Das veränderte Wehrgesetz gab nach der Änderung vor:

“§ 26. Politische Stellung der Wehrmachtangehörigen. (1) Die Angehörigen der Wehrmacht haben die Pflicht, dienstlich und außerdienstlich im Sinne nationalsozialistischer Weltanschauung zu wirken und sich jederzeit für sie einzusetzen.

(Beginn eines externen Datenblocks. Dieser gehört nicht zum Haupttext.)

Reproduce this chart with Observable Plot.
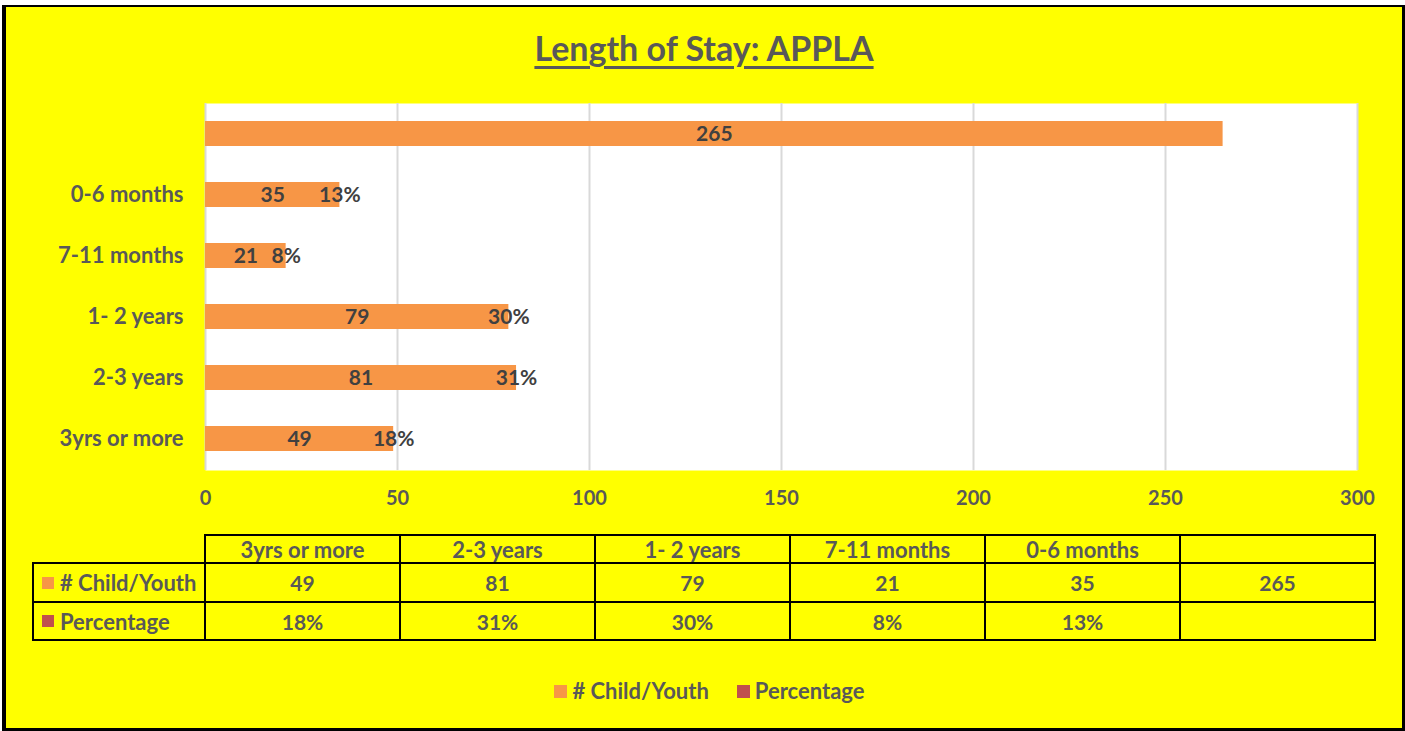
<!DOCTYPE html>
<html><head><meta charset="utf-8">
<script src="https://cdn.jsdelivr.net/npm/d3@7"></script>
<script src="https://cdn.jsdelivr.net/npm/@observablehq/plot@0.6"></script>
<style>
body{margin:0;background:#ffffff;}
#page{position:relative;width:1405px;height:731px;overflow:hidden;font-family:Lato,"Open Sans",sans-serif;font-weight:bold;color:#595959;}
#bg{position:absolute;left:2px;top:5px;width:1403px;height:726px;box-sizing:border-box;border:4px solid #000;border-top-width:2px;border-right-width:3px;border-bottom-width:3px;background:#ffff00;}
#title{position:absolute;left:0;width:1408px;top:31px;line-height:34px;text-align:center;font-size:34px;text-decoration:underline;text-decoration-thickness:3px;text-underline-offset:5px;}
#chart{position:absolute;left:0;top:0;}
.cell{position:absolute;box-sizing:border-box;border:2px solid #000;display:flex;align-items:center;justify-content:center;font-size:21px;color:#595959;}
.hdr{font-size:22px;}
.rowlab{justify-content:flex-start;padding-left:8px;font-size:22px;}
.sw{display:inline-block;width:12px;height:12px;margin-right:6px;}
#legend{position:absolute;left:0;width:1419px;top:679px;display:flex;justify-content:center;align-items:center;font-size:22px;line-height:24px;}
#legend .item{display:flex;align-items:center;margin:0 14px;}
#legend .sw{width:13px;height:13px;margin-right:5px;}
</style>
</head>
<body>
<div id="page">
  <div id="bg"></div>
  <div id="chart"></div>
  <div id="title">Length of Stay: APPLA</div>
  <div id="table"></div>
  <div id="legend"></div>
</div>
<script>
const categories = ["", "0-6 months", "7-11 months", "1- 2 years", "2-3 years", "3yrs or more"];
const counts = [265, 35, 21, 79, 81, 49];
const percents = ["", "13%", "8%", "30%", "31%", "18%"];
const xTicks = [0, 50, 100, 150, 200, 250, 300];
const seriesNames = ["# Child/Youth", "Percentage"];
const seriesColors = ["#F79646", "#C0504D"];

const data = categories.map((c, i) => ({cat: c, count: counts[i], pct: percents[i]}));

const chart = Plot.plot({
  width: 1405,
  height: 731,
  marginLeft: 205,
  marginRight: 48,
  marginTop: 103,
  marginBottom: 261,
  style: {background: "transparent", fontFamily: "Lato, 'Open Sans', sans-serif", fontWeight: "bold", fontSize: "20px", color: "#595959"},
  x: {domain: [0, 300]},
  y: {domain: categories, paddingInner: 0.59, paddingOuter: 0.295},
  marks: [
    Plot.frame({fill: "white", stroke: null}),
    Plot.gridX(xTicks, {stroke: "#D9D9D9", strokeWidth: 2, strokeOpacity: 1}),
    Plot.barX(data, {x: "count", y: "cat", fill: seriesColors[0]}),
    Plot.text(data, {x: d => d.count / 2, y: "cat", text: d => String(d.count), fill: "#404040", fontSize: 21, fontWeight: "bold"}),
    Plot.text(data.filter(d => d.pct), {x: "count", y: "cat", text: "pct", fill: "#404040", fontSize: 21, fontWeight: "bold"}),
    Plot.axisX({ticks: xTicks, tickSize: 0, tickPadding: 20, label: null, fill: "#595959", fontSize: 20}),
    Plot.axisY({tickSize: 0, tickPadding: 22, label: null, fill: "#595959", fontSize: 22})
  ]
});
document.getElementById("chart").appendChild(chart);

// data table
const colX = [33, 205, 400, 595, 790, 985, 1180, 1375];
const rowY = [535, 563, 602, 640];
const tableCats = [...categories].reverse();
const tableCounts = [...counts].reverse();
const tablePcts = [...percents].reverse();
const tbl = document.getElementById("table");
function cell(c, r, html, cls) {
  const d = document.createElement("div");
  d.className = "cell" + (cls ? " " + cls : "");
  d.style.left = (colX[c] - 1) + "px";
  d.style.top = (rowY[r] - 1) + "px";
  d.style.width = (colX[c + 1] - colX[c] + 2) + "px";
  d.style.height = (rowY[r + 1] - rowY[r] + 2) + "px";
  d.innerHTML = html;
  tbl.appendChild(d);
}
tableCats.forEach((c, i) => cell(i + 1, 0, c, "hdr"));
cell(0, 1, `<span class="sw" style="background:${seriesColors[0]}"></span>${seriesNames[0]}`, "rowlab");
cell(0, 2, `<span class="sw" style="background:${seriesColors[1]}"></span>${seriesNames[1]}`, "rowlab");
tableCounts.forEach((v, i) => cell(i + 1, 1, String(v)));
tablePcts.forEach((v, i) => cell(i + 1, 2, v));

// legend
const lg = document.getElementById("legend");
seriesNames.forEach((n, i) => {
  const it = document.createElement("div");
  it.className = "item";
  it.innerHTML = `<span class="sw" style="background:${seriesColors[i]}"></span>${n}`;
  lg.appendChild(it);
});
</script>
</body></html>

Es ist eine der wesentlichsten Aufgaben aller Offiziere, Unteroffiziere und Wehrmachtbeamten, ihre Untergebenen nationalsozialistisch zu erziehen und zu führen.“

horizontaler Trenner als grafisches Element

In einer Beurteilung vom 28.10.1941 durch Hauptmann Ehle wird Helmut Lent bescheinigt:

„Oberstleutnant Lent steht fest auf dem Boden der nationalsozialistischen Weltanschauung und ist in der Lage, nationalsozialistisches Gedankengut weiterzugeben.“

Nationalsozialistisches Gedankengut gab Lent schon ab Frühjahr 1933 als ein Jungzugführer von 30 – 45 Kindern/ Jugendlichen und ab 1935 als Fähnleinführer von 120 – 180 Kindern/Jugendlichen beim Deutschen Jungvolk, einer Jugendorganisation der Hitler-Jugend, weiter. Ziel des Deutschen Jungvolks war es (lt. wikipedia), die Jugend im Sinne des Nationalsozialismus zu indoktrinieren, in Loyalität zu Adolf Hitler zu erziehen und vormilitärisch auszubilden.

Reichsmarschall Hermann Göring in einem Nachruf auf Helmut Lent:
„Unser Lent war ein begeisterter Soldat, ein harter und zäher Kämpfer, ein strahlender Held. Er war aber nicht nur Soldat, nicht nur Kämpfer, er war auch ein leidenschaftlicher Anhänger unserer nationalsozialistischen Weltanschauung und auch hier Erzieher und Vorbild seiner Männer.“
(aus: „Völkischer Beobachter” vom 12. Oktober 1944)

Zur Aussage Dehn zur Mitgliedschaft beim Jungvolk muss man also zwei Dinge ergänzen:

1. Lent trat unmittelbar nach der Machtergreifung dem Jungvolk bei. (Februar 1933) – zu diesem Zeitpunkt hatten HJ und Jungvolk ca. 108.000 Mitglieder. die Aussage dass Lent “wie alle Jugendlichen” Mitglied beim Jungvolk war, war zu dem Zeitpunkt nicht zutreffend.

2. Lent blieb beim Jungvolk als “Führungspersonal” – er trat also nicht in die HJ über, sondern blieb als älterer im Jungvolk und hatte als “Fähnleinführer” 120-180 Kinder unter sich, die er als “älterer Jugendlicher” anführte.

Der Vortrag aus dem das obige Zitat stammt ist der Vortrag, der vor Soldaten der Lent-Kaserne zur Vorbereitung der Abstimmung der Vertrauensleute gehalten wurde. Für viele Soldaten dürfte dies also der einzige Einblick auf die Person Helmut Lents sein. Dass dabei eine solche Unschärfe herrscht, ist bedauerlich bis befremdlich.